Thor’s Mighty Oak

Bonifacius_by_Emil_Doepler

Recent events in the city of Chicago remind me of an earlier event in the history of Christianity. Winfrid, born in Wessex in Anglo-Saxon England in the year 672, is better known as St. Boniface. Boniface (which means “good fate”) is considered the apostle to Germany. In 721 Boniface went to Hesse in central Germany to preach the gospel of Jesus Christ. After the conversion two chieftains Dettic and Deorulf, who were twin brothers, thousands of Germans converted to Christianity.

Upon hearing news of this successful mission to the Germans, Pope St. Gregory II called Boniface to come to Rome at which time he consecrated him as bishop of all of Germany, even without an episcopal seat. Boniface took an oath at that time that is very significant and powerful:

I, Boniface, by the grace of God, bishop, promise to thee, Blessed Peter, Prince of the Apostles, and to thy Vicar, the Blessed Pope Gregory and his successors, by the Father, Son and Holy Ghost, undivided Trinity, and by thy most holy body, to proclaim the whole Catholic faith in all its purity; and by the help of God, to remain steadfast in the unity of that faith, in which, without doubt, is the Christian’s hope of salvation. Never, at the bidding of anyone, will I do anything against the unity of the One Universal Church; but, as I have said, I will in all things be faithful and helpful to thee and to the interests of thy Church (to which God has given the power of binding and loosing), and thy said Vicar and his successors…. This oath I, Boniface, a lowly bishop, have written out with my own hand; and, according to what is prescribed, have placed it on the most holy body of Blessed Peter, and, in the sight of God, have sworn to keep it. (from Warren H. Carroll, The Building of Christendom).
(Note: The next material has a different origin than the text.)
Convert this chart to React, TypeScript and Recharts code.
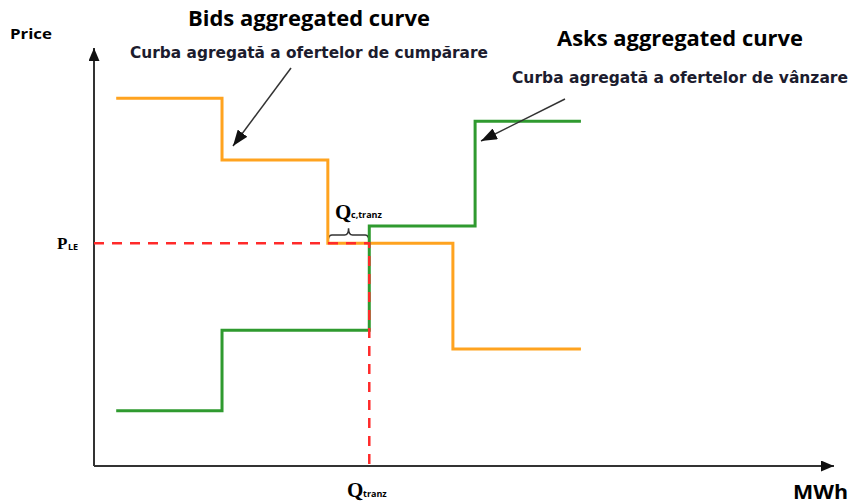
import { LineChart, Line, XAxis, YAxis, ReferenceArea, ReferenceLine } from 'recharts'

// quantities (MWh, arbitrary units) and prices
const bidQty = [3, 17.3, 31.6, 48.5, 65.8]
const bidPrice = [88, 73.2, 53.3, 28, 28]
const askQty = [3, 17.3, 37.2, 51.5, 65.8]
const askPrice = [13.2, 32.5, 57.4, 82.5, 82.5]
const clearingPrice = 53.3 // P_LE
const clearingQty = 37.2 // Q_tranz
const axisMax = 100

const bids = bidQty.map((q, i) => ({ q, p: bidPrice[i] }))
const asks = askQty.map((q, i) => ({ q, p: askPrice[i] }))
const clearing = [
  { q: 0, p: clearingPrice },
  { q: clearingQty, p: clearingPrice },
  { q: clearingQty, p: 0 },
]

const W = 854
const H = 504
const ORANGE = '#ffa31f'
const GREEN = '#2f9a2f'
const RED = '#ff2a2a'
const AXIS = '#333'
const TITLE_FONT = '"Open Sans", "Liberation Sans", sans-serif'
const NOTE_FONT = '"DejaVu Sans", "Liberation Sans", sans-serif'
const SERIF = '"Liberation Serif", "DejaVu Serif", serif'

// curly brace over the gap between the bid step and Q_tranz
function Brace(props: any) {
  const { x, y, width, height } = props
  if (x == null || width == null) return null
  const b = y + height
  const m = y + height * 0.45
  const cx = x + width / 2
  const x2 = x + width
  const d = `M${x},${b} Q${x},${m} ${x + 4},${m} L${cx - 4},${m} Q${cx},${m} ${cx},${y} Q${cx},${m} ${cx + 4},${m} L${x2 - 4},${m} Q${x2},${m} ${x2},${b}`
  return <path d={d} fill="none" stroke={AXIS} strokeWidth={1.5} />
}

export default function App() {
  return (
    <div style={{ position: 'absolute', left: 0, top: 0, width: W, height: H, background: '#fff' }}>
      <svg width={0} height={0} style={{ position: 'absolute' }}>
        <defs>
          <marker id="axisArrow" markerUnits="userSpaceOnUse" markerWidth={13} markerHeight={11}
            refX={13} refY={5.5} orient="auto">
            <path d="M0,0 L13,5.5 L0,11 z" fill="#111" />
          </marker>
          <marker id="noteArrow" markerUnits="userSpaceOnUse" markerWidth={16} markerHeight={12}
            refX={16} refY={6} orient="auto">
            <path d="M0,0 L16,6 L0,12 z" fill="#111" />
          </marker>
        </defs>
      </svg>

      <LineChart width={W} height={H} data={bids} margin={{ top: 48, right: 20, bottom: 38, left: 94 }}>
        <XAxis type="number" dataKey="q" domain={[0, axisMax]} hide />
        <YAxis type="number" dataKey="p" domain={[0, axisMax]} hide />
        <ReferenceLine segment={[{ x: 0, y: 0 }, { x: axisMax, y: 0 }]} ifOverflow="visible"
          stroke={AXIS} strokeWidth={2} markerEnd="url(#axisArrow)" />
        <ReferenceLine segment={[{ x: 0, y: 0 }, { x: 0, y: axisMax }]} ifOverflow="visible"
          stroke={AXIS} strokeWidth={2} markerEnd="url(#axisArrow)" />
        <Line data={bids} dataKey="p" type="stepAfter" stroke={ORANGE} strokeWidth={3}
          dot={false} activeDot={false} isAnimationActive={false} />
        <Line data={asks} dataKey="p" type="stepAfter" stroke={GREEN} strokeWidth={3}
          dot={false} activeDot={false} isAnimationActive={false} />
        <Line data={clearing} dataKey="p" type="linear" stroke={RED} strokeWidth={2.5}
          strokeDasharray="10 8" dot={false} activeDot={false} isAnimationActive={false} />
        <ReferenceArea x1={bidQty[2]} x2={clearingQty} y1={clearingPrice} y2={clearingPrice + 3.6}
          ifOverflow="visible" shape={<Brace />} />
      </LineChart>

      <svg width={W} height={H} style={{ position: 'absolute', left: 0, top: 0, pointerEvents: 'none' }}>
        <text x={10} y={39} fontFamily={TITLE_FONT} fontWeight="bold" fontSize={15}
          textLength={42} lengthAdjust="spacingAndGlyphs">Price</text>
        <text x={188} y={26} fontFamily={TITLE_FONT} fontWeight="bold" fontSize={21}
          textLength={242} lengthAdjust="spacingAndGlyphs">Bids aggregated curve</text>
        <text x={557} y={46} fontFamily={TITLE_FONT} fontWeight="bold" fontSize={21}
          textLength={246} lengthAdjust="spacingAndGlyphs">Asks aggregated curve</text>
        <text x={130} y={58} fill="#1c1c2e" fontFamily={NOTE_FONT} fontWeight="bold" fontSize={15}
          textLength={358} lengthAdjust="spacingAndGlyphs">Curba agregată a ofertelor de cumpărare</text>
        <text x={512} y={83} fill="#1c1c2e" fontFamily={NOTE_FONT} fontWeight="bold" fontSize={15}
          textLength={336} lengthAdjust="spacingAndGlyphs">Curba agregată a ofertelor de vânzare</text>

        <line x1={291} y1={68} x2={233} y2={146} stroke="#333" strokeWidth={1.5} markerEnd="url(#noteArrow)" />
        <line x1={565} y1={99} x2={481} y2={141} stroke="#333" strokeWidth={1.5} markerEnd="url(#noteArrow)" />

        <text x={57} y={249} fontFamily={SERIF} fontWeight="bold" fontSize={17}>P</text>
        <text x={68} y={250} fontFamily={TITLE_FONT} fontWeight="bold" fontSize={9}>LE</text>

        <text x={335} y={219} fontFamily={SERIF} fontWeight="bold" fontSize={21}>Q</text>
        <text x={351} y={218} fontFamily={TITLE_FONT} fontWeight="bold" fontSize={9}>c,tranz</text>

        <text x={347} y={497} fontFamily={SERIF} fontWeight="bold" fontSize={21}>Q</text>
        <text x={363} y={497} fontFamily={TITLE_FONT} fontWeight="bold" fontSize={9}>tranz</text>

        <text x={793} y={499} fontFamily={TITLE_FONT} fontWeight="bold" fontSize={19}
          textLength={55} lengthAdjust="spacingAndGlyphs">MWh</text>
      </svg>
    </div>
  )
}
With his new ecclesiastical authorization, Boniface returned to Hesse the following year. There he found that many had gone back to their pagan ways. He confirmed those who had stood fast in the faith and directly challenged “entrenched paganism by personally chopping down the ‘Thunder Oak’ of Giesmar, a huge old tree dedicated to Thor.”* He did not act alone but in consultation with the Hessian Christians who knew culturally and religiously that this would be “the most effective way of dramatizing for these largely barbarian people the powerlessness of their old gods and the victory of Christ in their land.”**

Commenting on this episode, church historian James Hitchcock writes: “The Germans expected Boniface to be struck dead, and when he was not, they concluded that the power of his God was greater than that of their own and used the wood of the tree to build a church.”*** As a result the true religion was firmly established in Germany and many others from Boniface’s native England came to help with catechesis as the task of converting pagan Germany was vast.
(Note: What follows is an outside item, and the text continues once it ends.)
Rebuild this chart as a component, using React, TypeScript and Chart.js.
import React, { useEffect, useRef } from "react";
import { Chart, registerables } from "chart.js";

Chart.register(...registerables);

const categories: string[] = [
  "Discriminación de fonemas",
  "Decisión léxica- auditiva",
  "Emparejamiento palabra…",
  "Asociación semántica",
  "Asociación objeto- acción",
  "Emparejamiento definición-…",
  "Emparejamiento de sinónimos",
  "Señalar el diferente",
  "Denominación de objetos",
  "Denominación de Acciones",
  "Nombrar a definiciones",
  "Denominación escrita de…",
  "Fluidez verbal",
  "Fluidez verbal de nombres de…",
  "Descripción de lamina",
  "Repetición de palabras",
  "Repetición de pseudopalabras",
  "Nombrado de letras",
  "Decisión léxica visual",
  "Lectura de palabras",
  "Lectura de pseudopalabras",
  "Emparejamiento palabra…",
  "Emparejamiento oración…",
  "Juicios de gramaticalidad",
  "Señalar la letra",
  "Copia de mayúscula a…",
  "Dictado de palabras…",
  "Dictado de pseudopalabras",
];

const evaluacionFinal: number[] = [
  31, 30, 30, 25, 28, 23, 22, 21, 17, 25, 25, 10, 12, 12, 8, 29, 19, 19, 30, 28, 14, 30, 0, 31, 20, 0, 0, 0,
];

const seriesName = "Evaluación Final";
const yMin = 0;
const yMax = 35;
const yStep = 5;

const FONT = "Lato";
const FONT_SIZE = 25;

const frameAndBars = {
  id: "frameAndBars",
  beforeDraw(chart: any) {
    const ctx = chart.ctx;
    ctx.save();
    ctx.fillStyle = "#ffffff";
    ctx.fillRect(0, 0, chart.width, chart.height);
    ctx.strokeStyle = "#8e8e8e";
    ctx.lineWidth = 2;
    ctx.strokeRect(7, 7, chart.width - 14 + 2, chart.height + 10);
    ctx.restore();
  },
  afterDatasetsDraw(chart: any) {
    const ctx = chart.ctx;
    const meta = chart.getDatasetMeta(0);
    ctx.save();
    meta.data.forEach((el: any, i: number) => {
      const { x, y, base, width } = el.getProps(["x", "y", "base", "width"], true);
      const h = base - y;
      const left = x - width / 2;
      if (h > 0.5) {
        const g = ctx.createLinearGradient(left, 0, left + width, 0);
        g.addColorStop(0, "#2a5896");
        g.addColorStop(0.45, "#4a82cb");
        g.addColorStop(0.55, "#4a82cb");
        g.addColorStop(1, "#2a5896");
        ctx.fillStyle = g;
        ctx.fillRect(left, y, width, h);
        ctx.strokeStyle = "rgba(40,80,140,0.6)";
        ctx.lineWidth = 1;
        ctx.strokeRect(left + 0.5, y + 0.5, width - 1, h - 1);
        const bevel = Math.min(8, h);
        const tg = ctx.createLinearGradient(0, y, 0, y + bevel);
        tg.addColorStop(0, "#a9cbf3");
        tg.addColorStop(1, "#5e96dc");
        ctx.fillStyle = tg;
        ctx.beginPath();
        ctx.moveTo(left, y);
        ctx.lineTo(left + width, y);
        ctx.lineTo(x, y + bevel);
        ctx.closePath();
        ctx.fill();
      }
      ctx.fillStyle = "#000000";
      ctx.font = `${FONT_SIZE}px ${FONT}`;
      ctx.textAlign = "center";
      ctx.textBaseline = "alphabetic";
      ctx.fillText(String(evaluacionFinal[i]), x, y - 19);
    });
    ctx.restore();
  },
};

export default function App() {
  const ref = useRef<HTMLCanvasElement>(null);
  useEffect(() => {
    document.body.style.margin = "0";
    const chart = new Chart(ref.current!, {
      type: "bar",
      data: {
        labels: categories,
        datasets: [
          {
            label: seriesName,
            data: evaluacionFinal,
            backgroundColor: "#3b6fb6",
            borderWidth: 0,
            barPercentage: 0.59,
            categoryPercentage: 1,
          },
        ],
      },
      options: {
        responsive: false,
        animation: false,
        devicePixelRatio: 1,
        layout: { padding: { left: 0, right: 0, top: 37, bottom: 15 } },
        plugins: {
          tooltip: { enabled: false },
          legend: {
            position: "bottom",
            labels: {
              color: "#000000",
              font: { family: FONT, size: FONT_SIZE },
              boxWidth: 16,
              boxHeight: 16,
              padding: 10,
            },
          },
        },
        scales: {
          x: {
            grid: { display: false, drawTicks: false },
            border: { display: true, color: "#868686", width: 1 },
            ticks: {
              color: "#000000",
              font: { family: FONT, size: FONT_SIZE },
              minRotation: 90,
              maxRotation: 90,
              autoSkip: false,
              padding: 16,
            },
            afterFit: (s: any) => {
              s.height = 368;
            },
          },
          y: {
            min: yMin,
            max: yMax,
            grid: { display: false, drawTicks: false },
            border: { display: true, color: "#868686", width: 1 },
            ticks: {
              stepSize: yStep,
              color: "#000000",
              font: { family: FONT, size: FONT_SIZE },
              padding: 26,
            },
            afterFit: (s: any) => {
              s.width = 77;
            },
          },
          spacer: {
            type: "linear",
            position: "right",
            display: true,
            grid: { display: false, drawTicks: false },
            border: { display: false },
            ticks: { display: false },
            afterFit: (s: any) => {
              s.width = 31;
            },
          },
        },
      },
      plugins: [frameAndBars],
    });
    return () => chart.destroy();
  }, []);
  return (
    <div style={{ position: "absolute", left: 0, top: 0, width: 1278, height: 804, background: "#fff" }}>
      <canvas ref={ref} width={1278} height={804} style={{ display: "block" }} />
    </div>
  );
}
Now back to Chicago. Until Saturday Fr. Paul Kalchik was the pastor of Resurrection Church in Avondale, a community area of Chicago. Fr. Kalchik has been pastor there eleven years. A survivor of homosexual rape twice, once by a homosexual priest, he has been faithful in his call to “love the sinner, but hate the sin” and at the same time be faithful to the teachings of Scripture, Tradition and the Magisterium.

Recently he found the rainbow banner with a cross superimposed that earlier had been a fixture in the church, hanging in the sanctuary, from when it was dedicated by Cardinal Joseph Bernardin, as the “gay parish” of Chicago. In the example of St. Boniface, Fr. Kalchik announced he would burn it. However, he evidently heeded his bishop’s warning not to, but a small number of the parishioners took the banner and burned it last week. On Saturday, under the direction of Cardinal Cupich the priest was removed from his parish.

I admit not knowing all the inner details and particulars of this case, but where there’s smoke there’s fire. Blessed Pope Paul VI said in 1972, after Vatican II, “… We would say that, through some mysterious crack—no, it’s not mysterious; through some crack, the smoke of Satan has entered the Church of God. There is doubt, uncertainty, problems, unrest, dissatisfaction, confrontation.” The enemy still seeks to obfuscate his machinations with smoke and mirrors!

St. Boniface, pray for us!

*Carroll, The Building of Christendom, p. 276.
**Ibid.
***Hitchcock, History of the Catholic Church, p. 112.